16. [eiser] heeft een beroep op matiging gedaan. Dit beroep slaagt. [eiser] heeft een beperkte financiële draagkracht hetgeen betekent dat hij nog lang bezig zal zijn als hij de volledige boete moet afbetalen. Daarnaast verliest hij ook zijn woning en moet hij bij zijn ouders en/of vriendin blijven wonen. De kantonrechter weegt ook mee dat anders dan in de uitspraak van het hof Amsterdam van 15 februari 2018 (zaaknummer 200.231.795/01 SKG) waar Ymere naar heeft verwezen, in dit geval niet is komen vast te staan dat [eiser] zelf de hennepkwekerij heeft geëxploiteerd. Evenmin is aannemelijk geworden dat [eiser] door de onderhuurder meer vergoed heeft gekregen dan de maandelijkse huurprijs. Gelet op het mogelijke schadeverhaal van Ymere dat ook nog kan spelen naar aanleiding van de (wijze van) oplevering van het gehuurde, acht de kantonrechter matiging tot € 2.500,00 aan de orde.

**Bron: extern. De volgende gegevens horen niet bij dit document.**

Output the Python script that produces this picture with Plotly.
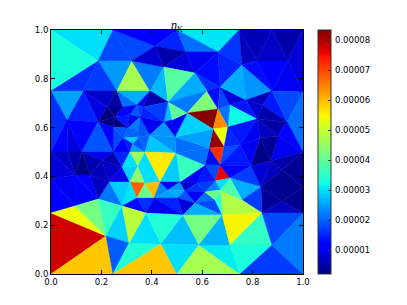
import numpy as np
import plotly.graph_objects as go

# mesh vertices in data coordinates
vx = [0,.246,.5,.746,.877,1,.187,.321,.413,.536,.663,.758,.817,.94,.448,.571,.671,0,.127,.262,
      .393,.619,.877,1,.774,.71,.841,.464,.54,.663,.222,.286,.341,.365,.48,.448,.313,.353,.254,.063,
      .187,.246,.306,.349,.286,.349,.325,.393,.492,.643,.702,.817,.937,.901,.829,.75,.687,.627,1,.873,
      .794,.671,.611,.496,.373,.313,.246,.123,.067,0,.202,.282,.345,.917,1,.833,.71,.651,.579,.512,
      .433,.373,.313,.23,.155,.095,0,.464,.532,.611,.671,.758,.917,.341,.409,.5,.571,.651,.187,.095,
      .282,0,.377,.524,.679,.837,1,.218,.31,.437,.587,.71,.877,0,.246,.5,.75,1]
vy = [1,1,1,1,1,1,.873,.873,.934,.91,.91,.857,.873,.873,.848,.824,.766,.75,.75,.75,
      .75,.75,.75,.746,.713,.693,.693,.705,.66,.676,.684,.684,.693,.684,.631,.623,.652,.643,.643,.631,
      .623,.602,.598,.59,.557,.561,.533,.57,.561,.594,.602,.635,.623,.566,.557,.529,.52,.516,.5,.463,
      .443,.447,.447,.496,.5,.5,.5,.5,.5,.5,.467,.439,.443,.426,.357,.357,.393,.381,.373,.377,
      .377,.373,.377,.377,.406,.406,.389,.344,.34,.336,.344,.303,.299,.311,.311,.311,.291,.303,.307,.279,
      .279,.25,.25,.242,.242,.25,.25,.156,.127,.123,.119,.119,.119,0,0,0,0,0]

# triangles: three vertex indices and the value of eta on that cell (units of 1e-5)
cells = [
 (0,1,6,3.0),(0,6,17,3.3),(1,8,7,1.8),(1,7,6,1.8),(1,2,8,1.2),(6,7,19,2.45),(17,6,18,1.6),(18,6,19,1.7),
 (7,20,19,4.7),(7,14,20,2.2),(8,14,7,.8),(14,27,20,2.7),(8,2,9,1.5),(8,9,14,.5),(14,9,15,.85),(14,15,27,3.9),
 (2,3,10,3.05),(2,10,9,2.1),(9,10,15,1.0),(10,16,15,1.3),(3,11,10,1.65),(10,11,16,1.5),(15,16,21,1.6),
 (15,21,27,2.6),(27,21,28,2.2),(21,29,28,4.3),(21,16,29,1.3),(16,25,29,1.8),(16,24,25,.85),(16,11,24,2.6),
 (11,22,24,2.4),(3,4,12,.6),(3,12,11,.65),(4,5,13,.5),(4,13,12,.7),(5,23,13,.85),(12,13,22,1.1),(11,12,22,1.3),
 (13,23,22,1.0),(24,22,26,.65),(22,52,26,1.4),(22,23,52,1.8),(23,58,52,2.1),(26,52,51,.5),(24,26,51,.75),
 (25,24,51,1.4),(25,51,50,3.2),(29,25,50,2.15),(28,29,49,8.3),(29,50,49,6.4),(49,50,56,5.4),(49,56,57,8.2),
 (57,56,61,7.2),(57,61,62,1.3),(62,61,77,1.8),(61,76,77,7.6),(50,51,55,1.4),(51,54,55,1.0),(51,53,54,.7),
 (51,52,53,.5),(52,58,53,1.1),(53,58,59,1.0),(54,53,59,.36),(54,59,60,.25),(55,54,60,1.0),(50,55,56,1.5),
 (56,55,61,1.8),(61,55,60,1.4),(61,60,76,1.2),(76,60,75,1.7),(76,75,91,2.6),(59,58,73,.5),(73,58,74,.36),
 (73,74,92,.3),(60,59,75,.8),(59,73,75,.64),(75,73,92,.36),(92,74,106,.3),(75,92,105,.36),(105,92,106,.64),
 (91,75,105,1.7),(90,91,105,4.8),(90,105,104,4.8),(76,91,90,3.8),(77,76,90,3.0),(89,77,90,2.3),(78,77,89,1.7),
 (62,77,78,1.4),(62,78,79,1.1),(63,62,79,3.6),(57,62,63,2.1),(48,57,63,2.1),(48,49,57,2.5),(28,49,48,2.9),
 (34,28,48,1.2),(27,28,34,4.0),(27,34,35,2.7),(35,34,48,1.0),
 (18,19,30,.7),(18,30,40,.9),(18,40,39,1.5),(17,18,39,2.5),(17,39,69,1.6),(69,39,68,1.1),(39,67,68,.85),
 (39,40,67,1.1),(19,31,30,.45),(19,20,32,2.6),(19,32,31,2.1),(20,27,33,.5),(20,33,32,1.0),(27,35,33,1.7),
 (31,32,36,1.0),(32,33,37,1.7),(32,37,36,1.9),(33,35,37,1.5),(30,31,38,.25),(30,38,40,.2),(40,38,41,.15),
 (38,42,41,.1),(31,36,38,1.1),(38,36,42,1.4),(36,37,42,1.0),(37,43,42,2.2),(37,47,43,1.9),(37,35,47,1.0),
 (35,48,47,2.4),(42,43,44,2.0),(43,45,44,2.0),(43,47,45,1.9),(44,45,46,2.85),(41,42,44,1.9),(41,44,66,1.8),
 (40,41,66,1.2),(40,66,67,1.9),(66,44,65,1.1),(44,46,65,1.4),(65,46,64,2.5),(46,45,64,1.9),(45,47,64,2.0),
 (47,63,64,2.8),(47,48,63,2.4),(67,66,70,1.0),(66,71,70,.5),(66,65,71,1.5),(67,70,84,.55),(67,84,85,.22),
 (68,67,85,.5),(69,68,85,.7),(69,85,86,.85),(70,83,84,.6),(70,71,83,.7),(71,82,83,1.0),(71,72,82,2.9),
 (65,72,71,3.0),(65,64,72,4.6),(64,80,72,3.0),(64,63,80,5.6),(63,79,80,2.85),(72,81,82,4.5),(72,80,81,3.0),
 (82,81,93,6.8),(81,94,93,4.1),(81,80,94,6.0),(80,87,94,2.3),(80,79,87,1.2),(87,79,88,2.4),(79,78,88,.7),
 (88,78,89,1.6),(88,89,96,1.1),(87,88,95,2.6),(94,87,95,2.5),(95,88,96,1.9),(95,96,103,.85),(96,89,97,2.1),
 (96,97,104,1.8),(97,90,104,3.4),(89,90,97,4.2),(103,96,104,2.6),(94,95,103,1.5),(93,94,102,1.6),
 (94,103,102,1.0),(83,82,100,2.85),(82,93,100,3.05),(100,93,102,1.3),(98,83,100,2.15),(84,83,98,.64),
 (85,84,98,1.1),(86,85,99,1.0),(85,98,99,1.1),(86,99,101,1.2),
 (101,113,107,7.8),(113,114,107,5.9),(101,107,99,5.4),(99,107,98,4.2),(98,107,100,3.6),(107,108,100,2.9),
 (107,114,108,1.95),(114,109,108,3.4),(108,109,102,3.0),(100,108,102,4.9),(114,115,109,5.9),(102,109,103,3.4),
 (109,110,103,2.75),(109,115,110,3.0),(115,116,110,4.7),(110,116,111,3.1),(103,110,104,4.2),(110,111,104,2.65),
 (104,111,105,5.5),(111,112,105,3.55),(111,116,112,3.3),(116,117,112,1.7),(112,117,106,2.2),(105,112,106,1.8),
]

cmin, cmax = 0.2e-5, 8.35e-5
cb_ticks = [1e-5, 2e-5, 3e-5, 4e-5, 5e-5, 6e-5, 7e-5, 8e-5]
cb_labels = ["0.00001", "0.00002", "0.00003", "0.00004", "0.00005", "0.00006", "0.00007", "0.00008"]
axis_ticks = [0, .2, .4, .6, .8, 1]
axis_labels = ["0.0", "0.2", "0.4", "0.6", "0.8", "1.0"]


def jet(f):
    r = np.interp(f, [0, .35, .66, .89, 1], [0, 0, 1, 1, .5])
    g = np.interp(f, [0, .125, .375, .64, .91, 1], [0, 0, 1, 1, 0, 0])
    b = np.interp(f, [0, .11, .34, .65, 1], [.5, 1, 1, 0, 0])
    return "rgb(%d,%d,%d)" % (round(r * 255), round(g * 255), round(b * 255))


fig = go.Figure()
fig.add_trace(go.Scatter(
    x=[0.5], y=[0.5], mode="markers", hoverinfo="skip", showlegend=False,
    marker=dict(
        size=1, color=[cmin], cmin=cmin, cmax=cmax, showscale=True,
        colorscale=[[i / 64, jet(i / 64)] for i in range(65)],
        colorbar=dict(
            x=1.0595, xanchor="left", y=0.5, yanchor="middle", len=1.0, lenmode="fraction",
            thickness=13, thicknessmode="pixels", xpad=0, ypad=0,
            outlinecolor="#333333", outlinewidth=1, borderwidth=0,
            tickmode="array", tickvals=cb_ticks, ticktext=cb_labels,
            ticks="inside", ticklen=3, tickcolor="#333333", tickwidth=0.6,
            showticklabels=False,
        ),
    ),
))
for a, b, c, v in cells:
    col = jet((v * 1e-5 - cmin) / (cmax - cmin))
    fig.add_trace(go.Scatter(
        x=[vx[a], vx[b], vx[c], vx[a]], y=[vy[a], vy[b], vy[c], vy[a]],
        mode="lines", fill="toself", fillcolor=col, line=dict(color=col, width=0.4),
        hoverinfo="skip", showlegend=False,
    ))

for tv, tl in zip(cb_ticks, cb_labels):
    fig.add_annotation(
        x=1.123, xref="paper", xanchor="left", y=(tv - cmin) / (cmax - cmin), yref="paper", yanchor="middle",
        text=tl, showarrow=False, xshift=0, borderpad=0,
        font=dict(family="DejaVu Sans", size=8.5, color="black"),
    )

axis = dict(
    range=[0, 1], tickmode="array", tickvals=axis_ticks, ticktext=axis_labels,
    ticks="inside", ticklen=4, tickwidth=0.6, tickcolor="black",
    showline=True, linecolor="black", linewidth=1, mirror="ticks",
    showgrid=False, zeroline=False,
    tickfont=dict(family="DejaVu Sans", size=8.5, color="black"),
)
fig.update_layout(
    width=399, height=297, autosize=False,
    margin=dict(l=43, r=104, t=22, b=31),
    paper_bgcolor="white", plot_bgcolor="white",
    xaxis=axis, yaxis=axis,
    title=dict(
        text="<i>η</i><sub>K</sub>", x=0.5, xref="paper", xanchor="center",
        y=1.0, yref="paper", yanchor="bottom", pad=dict(b=1),
        font=dict(family="Liberation Serif", size=12, color="black"),
    ),
)
fig.write_html("out.html")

17. De wettelijke rente wordt als onbetwist toegewezen.
18. [eiser] zal als de grotendeels in het ongelijk gestelde partij worden veroordeeld in de proceskosten, aan de zijde van Ymere begroot op:
  • dagvaardingskosten € 275,12 (oorspronkelijke dagvaarding)
  • griffierecht € 129,00
  • salaris gemachtigde
totaal € 1.131,12.

BESLISSING

De kantonrechter:
verklaart het verzet deels gegrond en vernietigt het verstekvonnis dat op 18 juli 2023 tussen partijen gewezen is;
veroordeelt [eiser] om het gehuurde aan de [adres] binnen 3 dagen na betekening van dit vonnis te ontruimen en ter beschikking van Ymere te stellen, welke ontruiming zo nodig door de deurwaarder bewerkstelligd kan worden met behulp van de sterke arm conform het in artikel 555 e.v. jo. 444 Rv bepaalde;
veroordeelt [eiser] tot betaling van € 2.500,00 aan contractuele boete, vermeerderd met de wettelijke rente vanaf 15 juni 2023 tot aan de dag van betaling;
veroordeelt [eiser] in de proceskosten, tot op heden aan de zijde van Ymere begroot op € 1.131,12 voor zover van toepassing, inclusief btw;
veroordeelt [eiser] in de na dit vonnis ontstane kosten, begroot op € 66,00 aan salaris gemachtigde, voor zover van toepassing inclusief btw;
verklaart de veroordelingen uitvoerbaar bij voorraad;
wijst af het meer of anders gevorderde.
Dit vonnis is gewezen door mr. R. Kruisdijk, kantonrechter, en in het openbaar uitgesproken op 15 augustus 2023 in tegenwoordigheid van de griffier.